Kelowna regional transit, local bus drivers and city officials are all welcoming an amendment to the Criminal Code of Canada that they say will help protect transit operators from attacks while on the job.
The amendment, which will take away the ability of judges to give light sentences to anyone convicted of assaulting a transit operator— a move Les Milton, president of the Amalgamated Transit Union Local 1722, said is long overdue—went into effect Wednesday.
“We’ve been working on this for 10 years,” said Milton. “It’s long overdue.
Milton said in the past, some people convicted of assaulting transit operators have received what he called a “light slap on the wrist.”
“They have been back on the bus before the bus driver,” he said.
The move to change the law comes two years after three serious incidents in the Central Okanagan involving attacks on bus drivers.
In one, a driver was attacked with a syringe by a rider, in another a driver was attacked by an irate passenger while driving his bus on the Westside and suffered a broken jaw. The man wanted to get off the bus and was not willing to wait until the next stop.
Despite suffering the injury to his face, the bus driver managed to maintain control of the bus and bring it to a safe stop.
In the third incident a driver was attacked outside his bus at a transit exchange.
Ron Westlake, director of regional services for Kelowna, and the vice-chairman of the Canadian Urban Transit Association, which spearheaded the change to the criminal code, said hopefully the amendment will act as a deterrent to anyone intent on harming a transit operator or taxi driver anywhere in Canada.
He noted the push for the change to the federal Criminal Code,which was proposed as a private members bill by Sen. Bob Runcimen and had the backing of all parties in the House of Commons, also had the support of the Canadian Association of Chiefs of Police.
In the Lower Mainland, the issue of transit operator safety has been in the news a lot because of the high number of attacks on Translink operators.
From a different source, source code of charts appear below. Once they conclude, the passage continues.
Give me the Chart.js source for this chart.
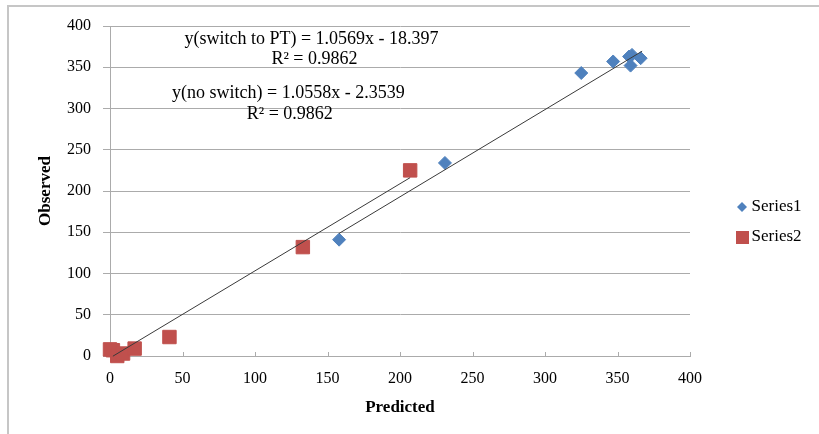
<!DOCTYPE html>
<html><head><meta charset="utf-8">
<script src="https://cdn.jsdelivr.net/npm/chart.js@4.4.1/dist/chart.umd.min.js"></script>
<style>
html,body{margin:0;padding:0;background:#fff;overflow:hidden;}
#wrap{position:relative;width:819px;height:434px;overflow:hidden;}
#frame{position:absolute;left:7px;top:5px;width:900px;height:600px;border-left:2px solid #c6c6c6;border-top:2px solid #c6c6c6;}
canvas{position:absolute;left:0;top:0;}
</style></head><body>
<div id="wrap"><div id="frame"></div><canvas id="c" width="819" height="434"></canvas></div>
<script>
// ---- data ----
const seriesNames = ['Series1', 'Series2'];
const series1X = [158, 231, 325, 347, 358, 360, 359, 366];
const series1Y = [141, 234, 343, 357, 363, 365, 352, 361];
const series2X = [0, 2, 5, 9, 17, 41, 133, 207];
const series2Y = [8, 7, 0, 3, 9, 23, 132, 225];
const trendSlopes = [1.0569, 1.0558];
const trendIntercepts = [-18.397, -2.3539];
const trendRangesX = [[158, 367], [2, 207]];
const equationLines = [
  ['y(switch to PT) = 1.0569x - 18.397', 'R\u00B2 = 0.9862'],
  ['y(no switch) = 1.0558x - 2.3539', 'R\u00B2 = 0.9862']
];
const axisMin = 0, axisMax = 400, axisStep = 50;
const xTitle = 'Predicted', yTitle = 'Observed';

// ---- styles / layout ----
const BLUE = '#4F81BD', RED = '#C0504D', GRID = '#ababab', TREND = '#3a3a3a';
const FONT = "'Liberation Serif', 'Times New Roman', serif";
// annotation anchor points in data units [x, y] for each line of each equation block
const equationAnchors = [[[139, 384], [141, 360]], [[123, 318.5], [124, 293]]];

function pts(xs, ys) { return xs.map((x, i) => ({x: x, y: ys[i]})); }
function trendPts(k) {
  return trendRangesX[k].map(x => ({x: x, y: trendSlopes[k] * x + trendIntercepts[k]}));
}
function marker(shape, size, color) {
  const c = document.createElement('canvas');
  c.width = size; c.height = size;
  const g = c.getContext('2d');
  g.fillStyle = color;
  if (shape === 'diamond') {
    g.beginPath(); g.moveTo(size / 2, 0); g.lineTo(size, size / 2); g.lineTo(size / 2, size); g.lineTo(0, size / 2); g.closePath(); g.fill();
  } else { g.fillRect(0, 0, size, size); }
  return c;
}
const legendMarkers = [marker('diamond', 10, BLUE), marker('square', 13, RED)];

const layoutPlugin = {
  id: 'layoutPlugin',
  beforeLayout(chart) {
    const lg = chart.legend;
    if (lg && !lg._patched) {
      const f = lg.fit;
      lg.fit = function () { f.call(this); this.width = 129; };
      lg._patched = true;
    }
  },
  afterLayout(chart) {
    const lg = chart.legend;
    if (lg) { const w = lg.width; lg.left = 728; lg.right = 728 + w; }
  },
  beforeDatasetsDraw(chart) {
    const xs = chart.scales.x, ctx = chart.ctx, b = chart.chartArea.bottom;
    ctx.save(); ctx.strokeStyle = GRID; ctx.lineWidth = 1;
    xs.ticks.forEach(t => {
      const px = Math.round(xs.getPixelForValue(t.value)) + 0.5;
      ctx.beginPath(); ctx.moveTo(px, b); ctx.lineTo(px, b - 4); ctx.stroke();
    });
    ctx.restore();
  },
  afterDatasetsDraw(chart) {
    const xs = chart.scales.x, ys = chart.scales.y, ctx = chart.ctx;
    ctx.save();
    ctx.fillStyle = '#000'; ctx.font = '18px ' + FONT;
    ctx.textAlign = 'center'; ctx.textBaseline = 'middle';
    equationLines.forEach((lines, k) => {
      lines.forEach((txt, j) => {
        const a = equationAnchors[k][j];
        ctx.fillText(txt, xs.getPixelForValue(a[0]), ys.getPixelForValue(a[1]));
      });
    });
    ctx.restore();
  }
};

new Chart(document.getElementById('c'), {
  type: 'scatter',
  data: {
    datasets: [
      {label: seriesNames[0], data: pts(series1X, series1Y), pointStyle: 'rectRot', pointRadius: 6.5, pointHoverRadius: 6.5,
        backgroundColor: BLUE, borderColor: BLUE, borderWidth: 1, order: 1, clip: false},
      {label: seriesNames[1], data: pts(series2X, series2Y), pointStyle: 'rect', pointRadius: 9.5, pointHoverRadius: 9.5,
        backgroundColor: RED, borderColor: RED, borderWidth: 1, order: 1, clip: false},
      {label: 'trend1', type: 'line', data: trendPts(0), borderColor: TREND, borderWidth: 1, pointRadius: 0, fill: false, showLine: true, order: 0, clip: false},
      {label: 'trend2', type: 'line', data: trendPts(1), borderColor: TREND, borderWidth: 1, pointRadius: 0, fill: false, showLine: true, order: 0, clip: false}
    ]
  },
  options: {
    responsive: false, animation: false, devicePixelRatio: 1,
    events: [],
    layout: {padding: {left: 0, top: 26, right: 0, bottom: 16}},
    plugins: {
      tooltip: {enabled: false},
      legend: {
        position: 'right',
        labels: {
          usePointStyle: true, boxWidth: 2, padding: 13, color: '#000',
          font: {family: FONT, size: 17},
          generateLabels(chart) {
            const items = Chart.defaults.plugins.legend.labels.generateLabels(chart);
            return items.filter(i => i.datasetIndex < 2).map(i => Object.assign({}, i, {pointStyle: legendMarkers[i.datasetIndex], rotation: 0}));
          }
        }
      }
    },
    scales: {
      x: {
        type: 'linear', min: axisMin, max: axisMax,
        ticks: {stepSize: axisStep, color: '#000', font: {family: FONT, size: 16}, padding: 13, maxRotation: 0},
        grid: {display: false, drawTicks: false},
        border: {display: true, color: GRID, width: 1},
        title: {display: true, text: xTitle, color: '#000', font: {family: FONT, size: 17, weight: 'bold'}, padding: {top: 3, bottom: 0}},
        afterFit(s) { s.height = 62; }
      },
      y: {
        type: 'linear', min: axisMin, max: axisMax,
        ticks: {stepSize: axisStep, color: '#000', font: {family: FONT, size: 16}, padding: 12},
        grid: {color: GRID, lineWidth: 1, tickLength: 7, drawTicks: true},
        border: {display: true, color: GRID, width: 1},
        title: {display: true, text: yTitle, color: '#000', font: {family: FONT, size: 17, weight: 'bold'}, padding: {top: 35, bottom: 0}},
        afterFit(s) { s.width = 110; }
      }
    }
  },
  plugins: [layoutPlugin]
});
</script>
</body></html>
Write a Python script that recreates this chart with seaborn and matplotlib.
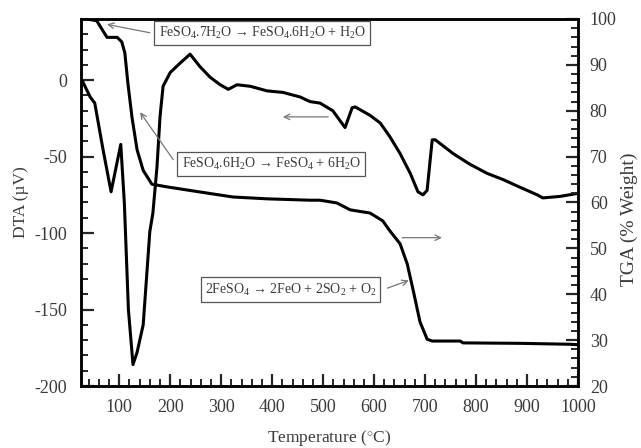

Bill Harding, general manager of First Transit Kelowna, the company that operates the Kelowna Regional Transit system, said his company was very pleased with Criminal Code change.
He said while training is provided to drivers here to avoid altercations with upset riders and other members of the public, something needed to be done to serve as a deterrent.
He noted it is not just the driver whose safety is in danger as a result of such assaults, passengers on the bus could also be affected, especially if the bus is moving at the time incident as it was during the Westside assault in 2013. The safety of people outside the bus could also be affected if the driver loses control of his bus.
“We are really happy to see this legislation,” said Harding.
On the street, Kelonwa-area bus drivers are also welcoming the federal move.
John Klassen has been driving a bus in Kelowna for eight years and said he would welcome any measures to improve safety for drivers.
While he noted the majority of passengers are respectful, sometimes riders can be threatening, especially if the person is impaired.
“If people have been drinking or are on drugs, it can be a problem,” said Klassen. “I had one guy last week I thought he was going to punch me. And then I have to go pick the same guy up the next day. It’s a grey area. We’re not supposed to kick them off but sometimes they don’t have the money to pay the fare.”
Meanwhile, while B.C. Transit said last fall it was planning to install surveillance cameras on Kelowna-area buses, Milton said drivers here are still waiting.
He said no time frame has been given for the promised installation.
Last fall, a passenger was seriously injured after being attacked on a local bus and at the time, a B.C. Transit spokeswoman told the Capital News that the plan to install cameras on buses was already in place and a request for proposals had been issued.